Somalia’s livestock industry has been reeling since Saudi Arabia drastically downscaled the hajj, the Muslim pilgrimage to Mecca, because of Covid-19.
Somalia earns the majority of its export earnings from livestock, and it normally sells millions of cattle and goats to Saudi Arabia to feed pilgrims at the hajj.
Hassan Farah, a livestock trader in southern Somalia, typically would be a busy man at this time of year, loading ships bound for Persian Gulf countries with livestock. But this year, he said, the coronavirus has destroyed his business.
Farah, 42, said that before the virus struck, “we used to export livestock. We used to get our livelihood. Then the virus came, and everything we are doing came to a stop. Here in Lower Juba, we would export livestock two, three times a month, but now we export once every three months.”
According to a 2019 Veterinary Medicine and Science report, Saudi Arabia imports upward of 3 million goats, sheep, cattle and camels during the hajj season. Somali traders supply a large number of the animals.
Khalid Saeed, a livestock coordinator for the UN Food and Agriculture Organisation in Somalia, said that despite the virus and restrictions, Somali traders were able to export at least 1.3 million animals in four months this year. He said that from April to the end of July, the value of animals exported to the Middle East would be about $90 million to $95 million.
However, Abdiaziz Bashir Adan, Kismayo livestock director, said that was a low number compared with figures from previous years.
He said livestock traders target a time like this during the hajj period, and that the cancellation of the pilgrimage had made the situation worse, hurting prices.

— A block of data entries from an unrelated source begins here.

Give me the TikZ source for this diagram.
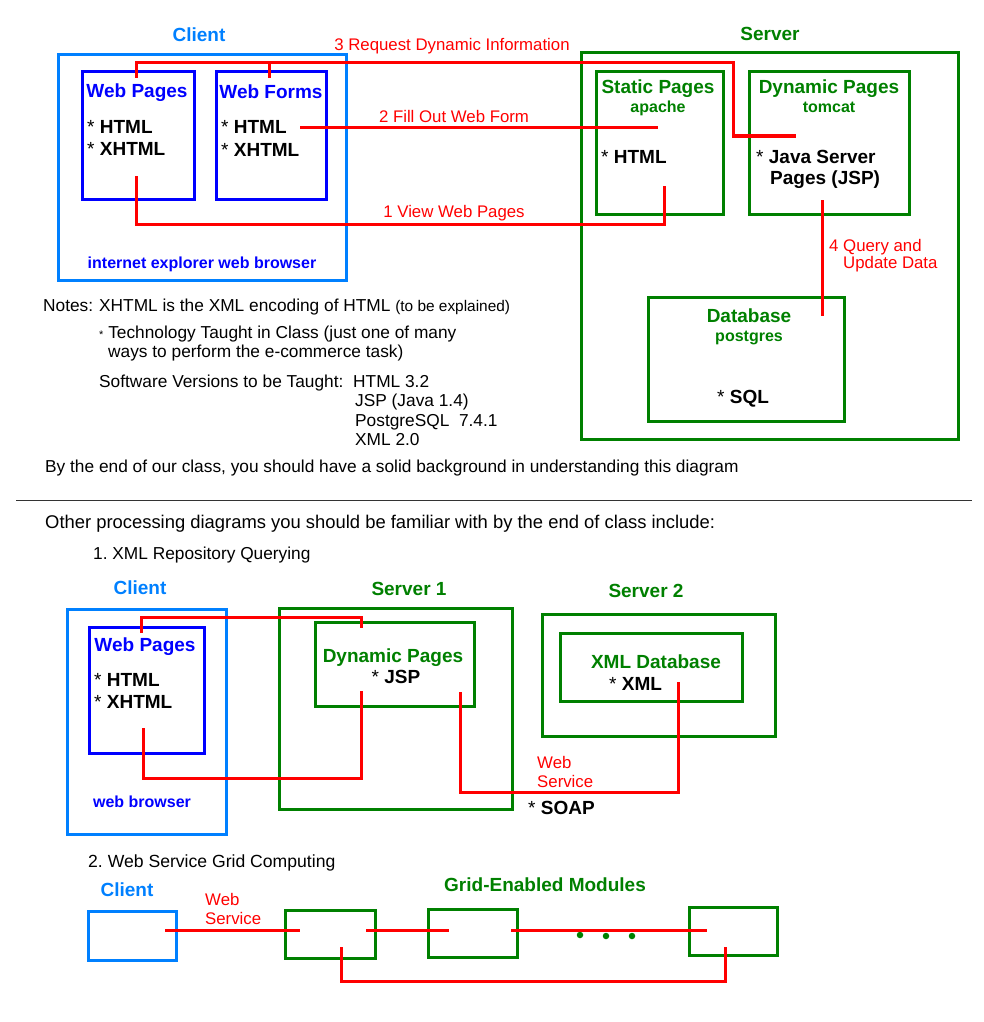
\documentclass[tikz,border=0pt]{standalone}
\usepackage{fontspec}
\setmainfont{Liberation Sans}
\usepackage{tikz}
\usetikzlibrary{positioning}
\usetikzlibrary{calc}
\definecolor{clientblue}{HTML}{0080FF}
\definecolor{pageblue}{HTML}{0000FF}
\definecolor{servergreen}{HTML}{008000}
\definecolor{wirered}{HTML}{FF0000}
\tikzstyle{panel}=[rectangle,draw,line width=3pt,inner sep=0pt,outer sep=0pt]
\tikzstyle{wire} = [draw,wirered,line width=3pt]
\tikzstyle{boxtitle}=[inner sep=0pt,anchor=base,font=\fontsize{19}{22}\selectfont\bfseries]
\tikzstyle{boxsub}=[inner sep=0pt,anchor=base,font=\fontsize{16}{19}\selectfont\bfseries]
\tikzstyle{techitem}=[inner sep=0pt,anchor=base west,font=\fontsize{19}{22}\selectfont\bfseries]
\tikzstyle{notetext}=[inner sep=0pt,anchor=base west,font=\fontsize{17.3}{20}\selectfont]
\tikzstyle{wiretext}=[inner sep=0pt,anchor=base,text=wirered,font=\fontsize{16.8}{19}\selectfont]
\tikzstyle{griddot}=[circle,fill=servergreen,minimum size=6.5pt,inner sep=0pt]
\newcommand{\tstar}{{\mdseries *}\ }
\begin{document}
\frenchspacing
\begin{tikzpicture}[x=1pt,y=-1pt]
  \useasboundingbox (0,0) rectangle (983,1022);

  % boxes
  \foreach \name/\x/\y/\w/\h/\col in {client/202/167.5/288/225/clientblue, webpages/138/135.5/112/127/pageblue,
      webforms/271/135.5/110/127/pageblue, server/769.5/246/377/386/servergreen,
      static/659.5/143/127/142/servergreen, dynamic/829/143/160/142/servergreen,
      database/746/359/196/124/servergreen,
      client2/146.5/721.5/159/225/clientblue, webpages2/146.5/690/115/126/pageblue,
      server1/395.5/708.5/233/201/servergreen, dynamic2/394.5/664/159/84/servergreen,
      server2/658.5/675/233/122/servergreen, xmldb/651/667/182/68/servergreen,
      client3/132/935.5/88/49/clientblue, module1/330/934/90/48/servergreen,
      module2/472.5/933/89/48/servergreen, module3/733/931/88/48/servergreen}
    \node[panel,draw=\col,minimum width=\w pt,minimum height=\h pt] (\name) at (\x,\y) {};

  % client / server, top
  \node[boxtitle,text=clientblue] (clientLbl) at (199,42) {Client};
  \node[boxtitle,text=pageblue] (wpLbl) at (137,98) {Web Pages};
  \node[techitem] (wpHtml) at (87,133) {\tstar HTML};
  \node[techitem] (wpXhtml) at (87,155) {\tstar XHTML};
  \node[boxtitle,text=pageblue] (wfLbl) at (271,99) {Web Forms};
  \node[techitem] (wfHtml) at (221,134) {\tstar HTML};
  \node[techitem] (wfXhtml) at (221,156) {\tstar XHTML};
  \node[boxsub,text=pageblue] (browserLbl) at (202,268) {internet explorer web browser};

  \node[boxtitle,text=servergreen] (serverLbl) at (770,41) {Server};
  \node[boxtitle,text=servergreen] (stLbl) at (658,94) {Static Pages};
  \node[boxsub,text=servergreen] (stSub) at (658,113) {apache};
  \node[techitem] (stHtml) at (601,163) {\tstar HTML};
  \node[boxtitle,text=servergreen] (dpLbl) at (829,94) {Dynamic Pages};
  \node[boxsub,text=servergreen] (dpSub) at (829,113) {tomcat};
  \node[techitem] (dpJava) at (756,163) {\tstar Java Server};
  \node[techitem] (dpJsp) at (770,184) {Pages (JSP)};
  \node[boxtitle,text=servergreen] (dbLbl) at (749,322) {Database};
  \node[boxsub,text=servergreen] (dbSub) at (749,341) {postgres};
  \node[techitem] (dbSql) at (717,403) {\tstar SQL};

  \node[wiretext] (reqLbl) at (452,51) {3 Request Dynamic Information};
  \node[wiretext] (fillLbl) at (454,123) {2 Fill Out Web Form};
  \node[wiretext] (viewLbl) at (454,217) {1 View Web Pages};
  \node[wiretext,anchor=base west] (queryLbl) at (829,251) {4 Query and};
  \node[wiretext,anchor=base west] (updateLbl) at (843,268) {Update Data};

  % notes
  \node[notetext] (notesHd) at (43,311) {Notes:};
  \node[notetext] (note1) at (99,311) {XHTML is the XML encoding of HTML {\fontsize{15.4}{18}\selectfont(to be explained)}};
  \node[notetext] (note2) at (99,338) {{\fontsize{11}{11}\selectfont *} Technology Taught in Class (just one of many};
  \node[notetext] (note3) at (108,357) {ways to perform the e-commerce task)};
  \node[notetext] (verHd) at (99,387) {Software Versions to be Taught:};
  \foreach \name/\x/\y/\txt in {verHtml/353/387/HTML 3.2, verJsp/355/406/JSP (Java 1.4),
      verPg/355/426/PostgreSQL\ \ 7.4.1, verXml/355/445/XML 2.0}
    \node[notetext] (\name) at (\x,\y) {\txt};
  \node[notetext] (summary) at (45,472) {By the end of our class, you should have a solid background in understanding this diagram};

  \coordinate (sepL) at (16,500);
  \coordinate (sepR) at (972,500);
  \draw[line width=1pt,black!80] (sepL) -- (sepR);

  \node[notetext,font=\fontsize{18.4}{21}\selectfont] (otherHd) at (45,528) {Other processing diagrams you should be familiar with by the end of class include:};
  \node[notetext] (xmlHd) at (93,559) {1. XML Repository Querying};

  % xml repository querying
  \node[boxtitle,text=clientblue] (client2Lbl) at (140,594) {Client};
  \node[boxtitle,text=servergreen] (server1Lbl) at (409,595) {Server 1};
  \node[boxtitle,text=servergreen] (server2Lbl) at (646,597) {Server 2};
  \node[boxtitle,text=pageblue] (wp2Lbl) at (145,651) {Web Pages};
  \node[techitem] (wp2Html) at (94,686) {\tstar HTML};
  \node[techitem] (wp2Xhtml) at (94,708) {\tstar XHTML};
  \node[boxsub,text=pageblue] (browser2Lbl) at (142,807) {web browser};
  \node[boxtitle,text=servergreen] (dyn2Lbl) at (393,662) {Dynamic Pages};
  \node[techitem,anchor=base] (dyn2Jsp) at (396,683) {\tstar JSP};
  \node[boxtitle,text=servergreen] (xmlLbl) at (656,668) {XML Database};
  \node[techitem] (xmlItem) at (609,690) {\tstar XML};
  \node[wiretext,anchor=base west] (ws2a) at (537,768) {Web};
  \node[wiretext,anchor=base west] (ws2b) at (537,787) {Service};
  \node[techitem] (soapItem) at (528,814) {\tstar SOAP};

  % grid computing
  \node[notetext,font=\fontsize{17.6}{20}\selectfont] (gridHd) at (88,867) {2. Web Service Grid Computing};
  \node[boxtitle,text=clientblue] (client3Lbl) at (127,896) {Client};
  \node[boxtitle,text=servergreen] (gridLbl) at (545,891) {Grid-Enabled Modules};
  \node[wiretext,anchor=base west] (ws3a) at (205,905) {Web};
  \node[wiretext,anchor=base west] (ws3b) at (205,924) {Service};
  \foreach \name/\x/\y in {dotA/580/935, dotB/606/936, dotC/632/936}
    \node[griddot] (\name) at (\x,\y) {};

  % wire ends
  \foreach \name/\x/\y in {wpA/136/78, wfA/269/78, reqBend/733/63, dpIn/796/136,
      wfB/300/128, stB/658/128, wpB/136/176, viewLow/664/224, stC/664/186,
      dpOut/822/200, dbIn/822/316,
      wp2A/141/633, dyn2Top/361/617, dyn2A/361/628, wp2B/143/728, wp2Low/361/778, dyn2B/361/691,
      dyn2C/460/692, soapLow/678/792, xmlA/678/682,
      c3A/165/930, m1A/300/930, m1B/366/930, m2A/449/930, m2B/511/930, m3A/707/930,
      m1C/341/947, gridLow/725/981, m3C/725/947}
    \coordinate (\name) at (\x,\y);

  \path[wire] (wpA) |- (reqBend) |- (dpIn);
  \path[wire] (wfA) -- (wfA |- reqBend);
  \path[wire] (wfB) -- (stB);
  \path[wire] (wpB) |- (viewLow) -- (stC);
  \path[wire] (dpOut) -- (dbIn);

  \path[wire] (wp2A) |- (dyn2Top) -- (dyn2A);
  \path[wire] (wp2B) |- (wp2Low) -- (dyn2B);
  \path[wire] (dyn2C) |- (soapLow) -- (xmlA);

  \foreach \source/ \dest in {c3A/m1A, m1B/m2A, m2B/m3A}
    \path[wire] (\source) -- (\dest);
  \path[wire] (m1C) |- (gridLow) -- (m3C);

\end{tikzpicture}
\end{document}
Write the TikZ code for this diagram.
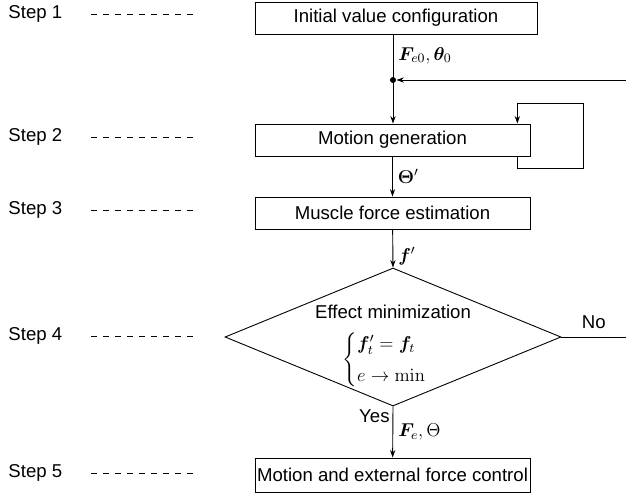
\RequirePackage{fix-cm}
\documentclass[tikz,border=0pt]{standalone}
\usepackage{amsmath}
\usepackage{bm}
\usepackage[no-math]{fontspec}
\setmainfont{Liberation Sans}
\usetikzlibrary{shapes.geometric,arrows.meta}

\begin{document}
\begin{tikzpicture}[
    x=0.6667pt, y=-0.6667pt,
    line width=0.6pt,
    font=\fontsize{12.4}{15}\selectfont,
    box/.style={draw, minimum width=183.3pt, minimum height=21.3pt, inner sep=0pt},
    decision/.style={draw, diamond, minimum width=224pt, minimum height=92pt, inner sep=0pt},
    steplabel/.style={anchor=west, inner sep=0pt},
    guide/.style={dash pattern=on 4pt off 4pt},
    arrow/.style={-{Stealth[length=5pt,width=3.5pt]}}
]
\useasboundingbox (0,0) rectangle (626,493);

% step labels on the left
\foreach \i/\y in {1/14,2/137,3/210,4/336,5/473} {
  \node[steplabel] (step\i) at (8,\y) {Step \i};
  \draw[guide] (91,\y) -- (197,\y);
}

% main blocks
\node[box, minimum width=188pt] (init) at (396,18) {Initial value configuration};
\node[box] (gen) at (392.5,140) {Motion generation};
\node[box] (est) at (392.5,213) {Muscle force estimation};
\node[decision] (dec) at (393,337) {};
\node[inner sep=0pt] (dectitle) at (393,312) {Effect minimization};
\node[inner sep=0pt] (deccases) at (394,360)
  {$\begin{cases} \bm{f}'_t = \bm{f}_t \\[3pt] e \rightarrow \min \end{cases}$};
\node[box, minimum height=22.7pt] (ctrl) at (392.5,475) {Motion and external force control};

\node[circle, fill, inner sep=0pt, minimum size=4pt] (junc) at (393,80) {};
\coordinate (fbin) at (626,80);
\coordinate (noend) at (626,337);

% connectors
\draw (init.south -| junc) -- node[right] {$\bm{F}_{e0}, \bm{\theta}_0$} (junc);
\draw[arrow] (fbin) -- (junc);
\draw[arrow] (junc) -- (junc |- gen.north);
\draw[arrow] ([xshift=-8.7pt]gen.south east) -- ++(0,12) -| ++(66,-65)
    -| ([xshift=-8.7pt]gen.north east);
\draw[arrow] (gen) -- node[right] {$\bm{\Theta}'$} (est);
\draw[arrow] (est) -- node[right, pos=0.7] {$\bm{f}'$} (dec.north);
\draw (dec.east) -- node[above, pos=0.5, yshift=2pt] {No} (noend);
\draw[arrow] (dec.south) -- node[pos=0, anchor=north east, inner sep=2pt] {Yes}
    node[right] {$\bm{F}_e, \Theta$} (ctrl);
\end{tikzpicture}
\end{document}
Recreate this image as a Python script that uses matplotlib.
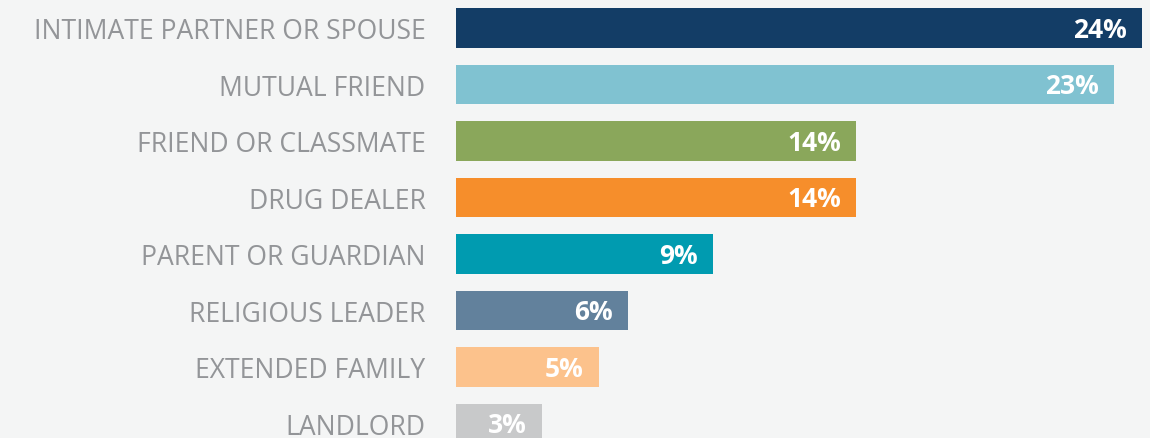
import matplotlib.pyplot as plt

categories = ['INTIMATE PARTNER OR SPOUSE', 'MUTUAL FRIEND', 'FRIEND OR CLASSMATE',
              'DRUG DEALER', 'PARENT OR GUARDIAN', 'RELIGIOUS LEADER',
              'EXTENDED FAMILY', 'LANDLORD']
values = [24, 23, 14, 14, 9, 6, 5, 3]
colors = ['#133d66', '#80c2d1', '#8aa75b', '#f68e2b', '#009bb0', '#62819c',
          '#fcc28c', '#c8c9ca']

bg = '#f4f5f5'
W, H = 1150, 439
px_per_pct = 28.6
pitch = 56.5

fig = plt.figure(figsize=(W / 100, H / 100), dpi=100)
fig.patch.set_facecolor(bg)
x0 = 456
ax = fig.add_axes([x0 / W, 0, (W - x0) / W, 1])
ax.set_facecolor(bg)

ypos = list(range(len(categories)))
ax.barh(ypos, values, height=39.5 / pitch, color=colors, left=0)
ax.set_xlim(0, (W - x0) / px_per_pct)
ax.set_ylim((H - 29) / pitch, -29 / pitch)

for y, v in zip(ypos, values):
    ax.annotate(f'{v}%', xy=(v, y), xytext=(-11, -1), textcoords='offset points',
                ha='right', va='center', color='white', fontsize=19,
                fontweight='bold', family='Open Sans')

ax.set_yticks(ypos)
ax.set_yticklabels(categories, family='Open Sans', fontsize=19.1, color='#939598')
ax.tick_params(axis='y', length=0, pad=22)
ax.set_xticks([])
for s in ax.spines.values():
    s.set_visible(False)

plt.savefig('out.png', dpi=100, facecolor=bg)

For example, he said, a goat that was going for $70 to $80 now was being sold for $50 and the cancellation of the pilgrimage was to blame.
According to the World Bank, Somalia has an estimated 53 million head of livestock, which account for about 75% of Somalia’s exports.
The pandemic has left tens of thousands of families without an income and little hope of making a living unless Covid-19 is brought under control.